Re: Roll pin removal

Posted: Thu Jul 22, 21 7:08 pm
by Derek
Some good ideas guys, thank you, I'll report back.

Re: Roll pin removal

Posted: Fri Jul 23, 21 5:01 pm
by Prothed
Small cutting wheel or diamond grinding bit in a Dremel to cut the spring if side cutters won't fit?

Re: Roll pin removal

Posted: Fri Jul 23, 21 11:50 pm
by Steve
I had a similar task a few years ago on a motorbike. I took it to a local engineering firm who gave it to the shop apprentice to drill out in a pillar drill. He was supervised and did a great job. He ran a slightly smaller drill than the diameter of the pin in and the heat etc eventually loosened the pin and it began to spin with the drill. He kept it running and slowly withdrew the drill. The remains of the pin just fell off the drill. He logged everything as a 'project' for his qualification and I signed it for him. He also had a beer out of it as per the old rules :thumbright:

Re: Roll pin removal

Posted: Mon Jul 26, 21 12:17 pm
by Dave999
Heat it and cool it a few times

penetrateing oil for a few days

you need a punch that fits down its middle a pin punch with an inset end might work

although i have just used a ground down screwdriver in the past :)

you fill the hole with grease. normal wheel bearing grease anything you like, tune the thickness to the amount of leakage past your punch.....
you can't compress grease so it will come out....

you put the punch on top of the grease in the hole. and the punch needs to fit nicely in the hole

and you hit the punch with a masons hammer as hard as you bloody well can or dare....

wear glasses
you will have a lot of freckles by the time you are done
as some of it will come out of the split in the pin

hydraulic action will slowly raise the pin
repeat by re applying grease

and

either continue until it comes out
or if you want, just until till you have 1-2mm sticking out

then get a bit of steel angle drill a hole in its end

and when there is enough pin above the surface tack weld the pin end into the hole in your angle iron and slowly work it back and forth
the longer the angle iron the more leverage you have and the more likely you are to snap the pin :)

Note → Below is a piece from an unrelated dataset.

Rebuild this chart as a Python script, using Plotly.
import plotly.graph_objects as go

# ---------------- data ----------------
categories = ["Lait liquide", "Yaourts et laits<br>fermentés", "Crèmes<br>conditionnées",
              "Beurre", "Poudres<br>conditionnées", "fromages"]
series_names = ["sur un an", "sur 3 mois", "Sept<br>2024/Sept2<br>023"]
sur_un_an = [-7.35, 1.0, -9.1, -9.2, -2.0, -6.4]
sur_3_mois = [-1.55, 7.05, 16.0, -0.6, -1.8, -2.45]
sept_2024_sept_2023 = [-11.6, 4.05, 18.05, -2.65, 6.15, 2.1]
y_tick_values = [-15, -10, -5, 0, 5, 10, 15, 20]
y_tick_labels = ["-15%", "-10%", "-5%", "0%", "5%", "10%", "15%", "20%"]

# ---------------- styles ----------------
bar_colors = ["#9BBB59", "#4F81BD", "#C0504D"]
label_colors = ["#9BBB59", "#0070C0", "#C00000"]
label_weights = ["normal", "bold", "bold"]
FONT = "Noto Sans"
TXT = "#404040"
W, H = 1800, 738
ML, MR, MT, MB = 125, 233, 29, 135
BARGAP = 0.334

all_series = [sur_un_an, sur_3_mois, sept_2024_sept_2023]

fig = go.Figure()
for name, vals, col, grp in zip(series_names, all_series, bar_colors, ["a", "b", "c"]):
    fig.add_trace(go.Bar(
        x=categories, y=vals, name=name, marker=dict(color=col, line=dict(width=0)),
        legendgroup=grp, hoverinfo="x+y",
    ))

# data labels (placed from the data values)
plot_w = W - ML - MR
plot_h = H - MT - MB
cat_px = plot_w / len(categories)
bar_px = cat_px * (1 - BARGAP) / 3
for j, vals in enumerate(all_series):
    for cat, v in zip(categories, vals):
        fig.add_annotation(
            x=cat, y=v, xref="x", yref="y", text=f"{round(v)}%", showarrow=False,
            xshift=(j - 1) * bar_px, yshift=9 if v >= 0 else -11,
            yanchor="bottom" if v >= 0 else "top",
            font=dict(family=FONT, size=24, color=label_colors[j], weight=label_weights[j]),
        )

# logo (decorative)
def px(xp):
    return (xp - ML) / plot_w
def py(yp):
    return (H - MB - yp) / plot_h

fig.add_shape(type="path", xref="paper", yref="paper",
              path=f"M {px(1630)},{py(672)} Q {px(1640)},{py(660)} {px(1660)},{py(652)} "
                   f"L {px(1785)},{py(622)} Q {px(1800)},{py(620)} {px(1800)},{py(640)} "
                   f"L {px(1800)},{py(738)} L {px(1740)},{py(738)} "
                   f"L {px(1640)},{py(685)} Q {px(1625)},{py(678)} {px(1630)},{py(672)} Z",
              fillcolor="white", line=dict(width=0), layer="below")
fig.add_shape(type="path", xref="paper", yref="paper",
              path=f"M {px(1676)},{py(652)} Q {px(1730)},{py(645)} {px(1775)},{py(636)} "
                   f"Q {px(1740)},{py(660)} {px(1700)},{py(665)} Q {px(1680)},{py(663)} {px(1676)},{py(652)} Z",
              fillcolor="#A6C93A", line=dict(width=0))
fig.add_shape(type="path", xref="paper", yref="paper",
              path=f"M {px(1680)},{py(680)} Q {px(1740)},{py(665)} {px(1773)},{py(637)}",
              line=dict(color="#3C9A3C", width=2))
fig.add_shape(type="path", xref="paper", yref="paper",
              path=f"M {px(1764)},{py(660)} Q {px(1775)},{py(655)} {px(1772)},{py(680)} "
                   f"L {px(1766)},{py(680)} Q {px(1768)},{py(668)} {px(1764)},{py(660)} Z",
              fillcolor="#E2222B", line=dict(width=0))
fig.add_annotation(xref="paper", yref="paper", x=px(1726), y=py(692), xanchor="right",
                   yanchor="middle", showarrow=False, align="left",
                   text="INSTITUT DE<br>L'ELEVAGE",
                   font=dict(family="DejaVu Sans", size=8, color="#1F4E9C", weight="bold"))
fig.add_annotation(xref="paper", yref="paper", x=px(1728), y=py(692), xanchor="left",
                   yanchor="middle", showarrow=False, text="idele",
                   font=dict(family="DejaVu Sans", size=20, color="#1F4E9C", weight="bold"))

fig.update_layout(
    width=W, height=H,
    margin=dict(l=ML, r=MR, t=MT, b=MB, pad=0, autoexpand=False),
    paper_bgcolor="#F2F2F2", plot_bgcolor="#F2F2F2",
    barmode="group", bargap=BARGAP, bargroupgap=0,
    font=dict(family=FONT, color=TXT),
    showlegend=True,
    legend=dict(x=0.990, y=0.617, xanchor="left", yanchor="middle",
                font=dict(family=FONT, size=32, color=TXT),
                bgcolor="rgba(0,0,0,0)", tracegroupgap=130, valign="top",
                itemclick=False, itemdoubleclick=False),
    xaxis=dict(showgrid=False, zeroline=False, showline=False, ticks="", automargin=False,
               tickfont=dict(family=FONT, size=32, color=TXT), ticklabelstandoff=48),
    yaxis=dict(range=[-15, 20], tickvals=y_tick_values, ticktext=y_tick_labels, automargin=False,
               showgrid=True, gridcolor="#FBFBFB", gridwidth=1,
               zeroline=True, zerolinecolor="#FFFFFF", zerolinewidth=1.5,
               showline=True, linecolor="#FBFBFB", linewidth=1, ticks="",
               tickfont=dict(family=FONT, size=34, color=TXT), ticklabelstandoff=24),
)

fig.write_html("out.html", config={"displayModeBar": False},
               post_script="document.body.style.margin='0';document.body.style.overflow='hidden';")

if it snaps back to grease

if its a true roll pin you won't be drilling it... they are rock hard. well.... so hard in comparison to the surrounding pot metal that you risk pocketing the hole and doing no damage to the pin...I think you would need it mill it..set up correctly and perfectly with a tiny milling tool

this method works for open ended bearing races in blind holes, helped a fitter in a lead rolling mill sort out some stuff years ago and was amazed at the effectiveness of this method, we got out a couple of 2.5 or 3 inch races that had been in-situe since the 1930s he had the bright ideas and i played the part of "youngun ... you are going to hit that that big chunk of metal we just "turned up" over and over again with the biggest hammer you can find"

the split in the pin might be an issue, but some ingeniousness with the THING you use as your punch may see you right, hence the idea of re purposing that screwdriver, covered in paint, that as a bloke, you are legally required to own.... :) grind off the end and make the shaft pear shaped on yer grinder so it fills in some of the split.